As I’ve mentioned before, making lemon curd makes me feel like a superwoman. A few months ago, I learned how to temper eggs, and ever since I’ve felt a profound sense of accomplishment. First, I conquered vanilla cream pie, my first successful egg-tempering endeavor. Then came my first try at lemon curd, which used only egg yolks and yielded a lovely, tangy, brilliant yellow concoction that I then served with lemon poppy seed scones. This most recent attempt went into tartlets, as pictured at left.
This lemon curd is different than my first attempt, in that it uses whole eggs and not just yolks. The end result of this curd is a lighter, creamier curd in both color and flavor. You can certainly use regular lemons if you choose, but I had some Meyers around, so that’s what I used here. I look forward to experimenting with lime and orange curds someday as well.
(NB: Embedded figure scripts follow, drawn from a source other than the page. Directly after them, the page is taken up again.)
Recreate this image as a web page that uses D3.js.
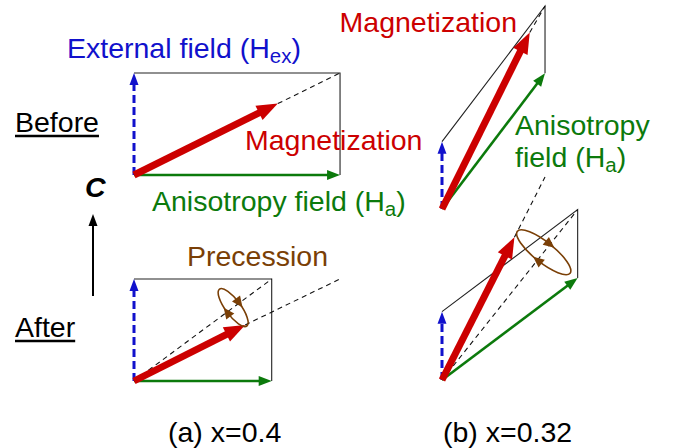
<!DOCTYPE html>
<html><head><meta charset="utf-8">
<script src="https://cdn.jsdelivr.net/npm/d3@7"></script>
<style>
html,body{margin:0;padding:0;background:#fff;}
svg{display:block;}
text{font-family:"Liberation Sans",Arial,Helvetica,sans-serif;}
</style></head>
<body>
<svg id="c" width="675" height="448"></svg>
<script>
// ---- data ----
const panelLabels = ["(a) x=0.4", "(b) x=0.32"];
const stateLabels = ["Before", "After"];
const vectorLabels = ["External field (H", "Magnetization", "Anisotropy field (H", "Precession"];
// field vectors [x, y], in units of the external field of panel (a)
const hexField      = [[0, 1.00], [0, 1.00], [0, 0.66], [0, 0.67]];
const anisoField    = [[2.02, 0], [1.35, 0], [1.01, 1.33], [1.33, 1.00]];
const magnetization = [[1.41, 0.70], [1.09, 0.55], [0.86, 1.73], [0.71, 1.40]];
// precession cone: centre as fraction of effective field, semi-axes [along, across]
const precessionFrac = [null, 0.72, null, 0.75];
const precessionAxes = [null, [0.075, 0.225], null, [0.10, 0.33]];

// ---- layout ----
const svg = d3.select("#c");
const unit = d3.scaleLinear().domain([0, 1]).range([0, 102]);
const origins = [[134, 175], [134, 381], [442, 209], [442, 380]];
const FS = 28.5;
const C = {blue: "#1111cc", red: "#cc0000", green: "#0c7a0c", brown: "#7a3f06", box: "#222"};

function pt(i, v) { return [origins[i][0] + unit(v[0]), origins[i][1] - unit(v[1])]; }
function add(a, b) { return [a[0] + b[0], a[1] + b[1]]; }

function arrow(g, p1, p2, o) {
  const dx = p2[0] - p1[0], dy = p2[1] - p1[1], L = Math.hypot(dx, dy);
  const ux = dx / L, uy = dy / L, nx = -uy, ny = ux;
  const back = [p2[0] - ux * o.hl, p2[1] - uy * o.hl];
  const end = [p2[0] - ux * o.hl * 0.7, p2[1] - uy * o.hl * 0.7];
  g.append("line").attr("x1", p1[0]).attr("y1", p1[1]).attr("x2", end[0]).attr("y2", end[1])
    .attr("stroke", o.color).attr("stroke-width", o.w)
    .attr("stroke-dasharray", o.dash || null);
  g.append("path").attr("d", d3.line()([p2, [back[0] + nx * o.hw / 2, back[1] + ny * o.hw / 2],
    [back[0] - nx * o.hw / 2, back[1] - ny * o.hw / 2]]) + "Z").attr("fill", o.color);
}

function dashed(g, p1, p2) {
  g.append("line").attr("x1", p1[0]).attr("y1", p1[1]).attr("x2", p2[0]).attr("y2", p2[1])
    .attr("stroke", "#111").attr("stroke-width", 1.1).attr("stroke-dasharray", "5,4");
}

for (let i = 0; i < 4; i++) {
  const g = svg.append("g");
  const O = origins[i];
  const hex = pt(i, hexField[i]);
  const ha = pt(i, anisoField[i]);
  const corner = pt(i, add(hexField[i], anisoField[i]));
  const m = pt(i, magnetization[i]);
  // parallelogram sides
  g.append("path").attr("d", d3.line()([hex, corner, ha])).attr("fill", "none")
    .attr("stroke", C.box).attr("stroke-width", 1.1);
  if (i % 2 === 0) {
    dashed(g, m, corner);
  } else {
    dashed(g, O, corner);
    // previous equilibrium direction
    const prev = pt(i, add(hexField[i - 1], anisoField[i - 1]));
    dashed(g, m, prev);
  }
  arrow(g, O, ha, {color: C.green, w: 2.6, hl: 13, hw: 10});
  arrow(g, O, hex, {color: C.blue, w: 3, hl: 12, hw: 9, dash: "8,4"});
  arrow(g, O, m, {color: C.red, w: 7, hl: 21, hw: 16});
  if (precessionFrac[i] !== null) {
    const f = precessionFrac[i];
    const cx = O[0] + (corner[0] - O[0]) * f, cy = O[1] + (corner[1] - O[1]) * f;
    const ang = Math.atan2(corner[1] - O[1], corner[0] - O[0]) * 180 / Math.PI;
    const a = unit(precessionAxes[i][0]), b = unit(precessionAxes[i][1]);
    const eg = g.append("g").attr("transform", `translate(${cx},${cy}) rotate(${ang})`);
    eg.append("ellipse").attr("rx", a).attr("ry", b).attr("fill", "none")
      .attr("stroke", C.brown).attr("stroke-width", 1.6);
    const hl = 11, hw = 10;
    [[a, 1], [-a, -1]].forEach(([x, s]) => {
      eg.append("path").attr("d", d3.line()([[x, s * hl / 2], [x - hw / 2, -s * hl / 2], [x + hw / 2, -s * hl / 2]]) + "Z")
        .attr("fill", C.brown);
    });
  }
}

// ---- text ----
function label(x, y, parts, color, anchor) {
  const t = svg.append("text").attr("x", x).attr("y", y).attr("fill", color)
    .attr("font-size", FS).attr("text-anchor", anchor || "start");
  parts.forEach(p => {
    const ts = t.append("tspan").text(p.t);
    if (p.sub) ts.attr("font-size", 20.5).attr("dy", 5);
    if (p.up) ts.attr("dy", -5);
  });
  return t;
}
label(67, 58, [{t: vectorLabels[0]}, {t: "ex", sub: true}, {t: ")", up: true}], C.blue);
label(245, 150, [{t: vectorLabels[1]}], C.red);
label(152, 211, [{t: vectorLabels[2]}, {t: "a", sub: true}, {t: ")", up: true}], C.green);
label(187, 266, [{t: vectorLabels[3]}], C.brown);
label(517, 32, [{t: vectorLabels[1]}], C.red, "end");
label(515, 135, [{t: "Anisotropy"}], C.green);
label(515, 167, [{t: "field (H"}, {t: "a", sub: true}, {t: ")", up: true}], C.green);

// state labels with underline
[[15, 132], [15, 337]].forEach(([x, y], k) => {
  const t = label(x, y, [{t: stateLabels[k]}], "#000");
  const w = t.node().getComputedTextLength();
  svg.append("line").attr("x1", x).attr("x2", x + w).attr("y1", y + 4).attr("y2", y + 4)
    .attr("stroke", "#000").attr("stroke-width", 2.5);
});
// c-axis
svg.append("text").attr("x", 85).attr("y", 197).attr("font-size", FS)
  .attr("font-weight", "bold").attr("font-style", "italic").text("C");
arrow(svg, [93, 296], [93, 214], {color: "#000", w: 2, hl: 12, hw: 9});

// panel captions
label(168, 442, [{t: panelLabels[0]}], "#000");
label(443, 442, [{t: panelLabels[1]}], "#000");
</script>
</body></html>
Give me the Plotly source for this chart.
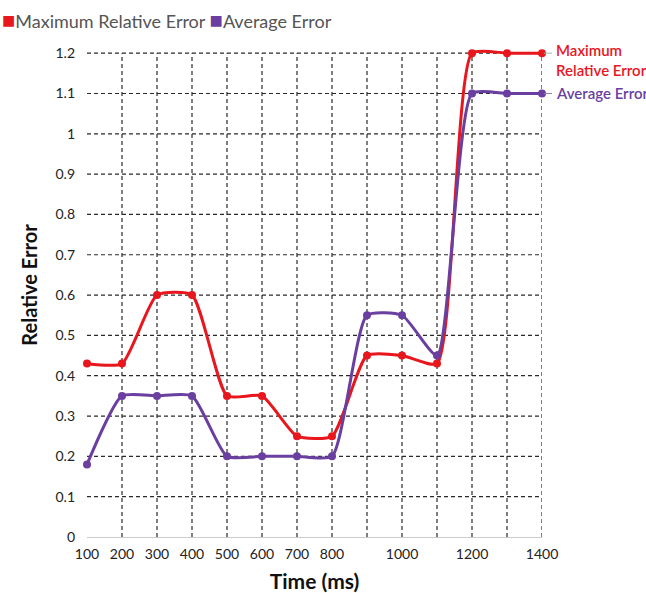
import plotly.graph_objects as go

time_ms = [100, 200, 300, 400, 500, 600, 700, 800, 900, 1000, 1100, 1200, 1300, 1400]
max_rel_error = [0.43, 0.43, 0.60, 0.60, 0.35, 0.35, 0.25, 0.25, 0.45, 0.45, 0.43, 1.20, 1.20, 1.20]
avg_error = [0.18, 0.35, 0.35, 0.35, 0.20, 0.20, 0.20, 0.20, 0.55, 0.55, 0.45, 1.10, 1.10, 1.10]
x_tick_vals = [100, 200, 300, 400, 500, 600, 700, 800, 900, 1000, 1100, 1200, 1300, 1400]
x_tick_text = ["100", "200", "300", "400", "500", "600", "700", "800", "", "1000", "", "1200", "", "1400"]
y_tick_vals = [0, 0.1, 0.2, 0.3, 0.4, 0.5, 0.6, 0.7, 0.8, 0.9, 1, 1.1, 1.2]
y_tick_text = ["0", "0.1", "0.2", "0.3", "0.4", "0.5", "0.6", "0.7", "0.8", "0.9", "1", "1.1", "1.2"]
series_names = ["Maximum Relative Error", "Average Error"]

RED = "#e8161d"
PURPLE = "#6a3fa0"
FONT = "Lato"
GRID = dict(color="#2a2a2a", width=1.2, dash="4px,3px")
Y_TOP = y_tick_vals[-1]

fig = go.Figure()

fig.add_trace(go.Scatter(x=time_ms, y=max_rel_error, mode="lines+markers", name=series_names[0],
                         line=dict(color=RED, width=3, shape="spline", smoothing=0.55),
                         marker=dict(size=8, color=RED), cliponaxis=False))
fig.add_trace(go.Scatter(x=time_ms, y=avg_error, mode="lines+markers", name=series_names[1],
                         line=dict(color=PURPLE, width=3, shape="spline", smoothing=0.55),
                         marker=dict(size=8, color=PURPLE), cliponaxis=False))

shapes = []
for v in x_tick_vals[1:]:
    shapes.append(dict(type="line", xref="x", yref="y", x0=v, x1=v, y0=0, y1=Y_TOP,
                       line=GRID, layer="below"))
for v in y_tick_vals[1:]:
    shapes.append(dict(type="line", xref="paper", yref="y", x0=0, x1=1, y0=v, y1=v,
                       line=GRID, layer="below"))
# leader lines to end labels
shapes.append(dict(type="line", xref="paper", yref="y", x0=1.004, x1=1.022, y0=max_rel_error[-1], y1=max_rel_error[-1],
                   line=dict(color="#9fb8a8", width=1)))
shapes.append(dict(type="line", xref="paper", yref="y", x0=1.004, x1=1.022, y0=avg_error[-1], y1=avg_error[-1],
                   line=dict(color="#8f7fb0", width=1)))

annotations = [
    dict(x=1.028, xref="paper", y=max_rel_error[-1], yref="y", text="Maximum<br>Relative Error",
         showarrow=False, xanchor="left", yanchor="middle", yshift=-7, align="left", borderpad=0,
         font=dict(family=FONT, size=15, color=RED, weight=600)),
    dict(x=1.028, xref="paper", y=avg_error[-1], yref="y", text="Average Error",
         showarrow=False, xanchor="left", yanchor="middle", align="left", borderpad=0,
         font=dict(family=FONT, size=15, color=PURPLE, weight=600)),
    # legend
    dict(x=0, xref="x domain", xshift=-87, y=Y_TOP, yref="y", yshift=34, yanchor="middle", xanchor="left",
         showarrow=False, align="left",
         text=(f"<span style='color:{RED};font-size:22px'>■</span>{series_names[0]} "
               f"<span style='color:{PURPLE};font-size:22px'>■</span>{series_names[1]}"),
         font=dict(family=FONT, size=18, color="#555")),
]

fig.update_layout(
    width=646, height=593,
    margin=dict(l=87, r=104, t=33, b=56, autoexpand=False),
    paper_bgcolor="white", plot_bgcolor="white",
    font=dict(family=FONT, size=14, color="#333"),
    showlegend=False,
    xaxis=dict(range=[100, 1400], tickvals=x_tick_vals, ticktext=x_tick_text,
               showgrid=False, zeroline=False, showline=True, linecolor="#ccc", linewidth=1,
               ticks="", tickfont=dict(size=14, color="#222"), ticklabelstandoff=4,
               title=dict(text="<b>Time (ms)</b>", font=dict(size=21, color="#111"), standoff=16)),
    yaxis=dict(range=[0, 1.25], tickvals=y_tick_vals, ticktext=y_tick_text,
               showgrid=False, zeroline=False, showline=False, ticks="",
               tickfont=dict(size=14, color="#222"), ticklabelstandoff=11,
               title=dict(text="<b>Relative Error</b>", font=dict(size=20, color="#111"), standoff=12)),
    shapes=shapes,
    annotations=annotations,
)

fig.write_html("out.html")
What can you do with lemon curd? So, so much. You can put it in tartlets or use it as a filling for cakes and cupcakes, serve it with scones, sandwich it between cookies, layer it in trifles, plop it into graham cracker crust and top it with whipped cream for a pie, eat it with a spoon…the list goes on. Whatever you do, just be sure you follow the recipe, particularly with regard to the straining of the eggs before and the second straining of the curd once it’s been cooked; this ensures that you get a smooth, clump-free result.
- 4 eggs
- 3/4 cup sugar
- 4 teaspoons cornstarch
- 1/2 cup lemon juice (I used 4 small/medium-sized Meyer lemons)
- zest of 4 lemons
- 8 tablespoons butter
Lightly beat eggs and pass them through a fine sieve to remove the albumin. Set aside in a medium bowl (or a large, 4-cup glass measuring cup for easy pouring) close to the stove for easy access; thoroughly wash your sieve and place it nearby for a second straining once the curd has cooked.
In a medium saucepan, whisk together cornstarch, sugar, lemon juice, and lemon zest until completely combined. Add butter and cook on medium heat until thickened and bubbly.
Working quickly, pour about half of the hot lemon mixture into the eggs, whisking constantly to temper. Pour egg mixture back into the pan and cook and stir for 2 minutes more.
Pour mixture through your sieve to remove the zest; press waxed paper (or plastic wrap) onto the surface to prevent a skin from forming. Once curd is completely cooled, place in an airtight container. According to various food safety websites and other food blogs, lemon curd should last in the refrigerator for a few weeks.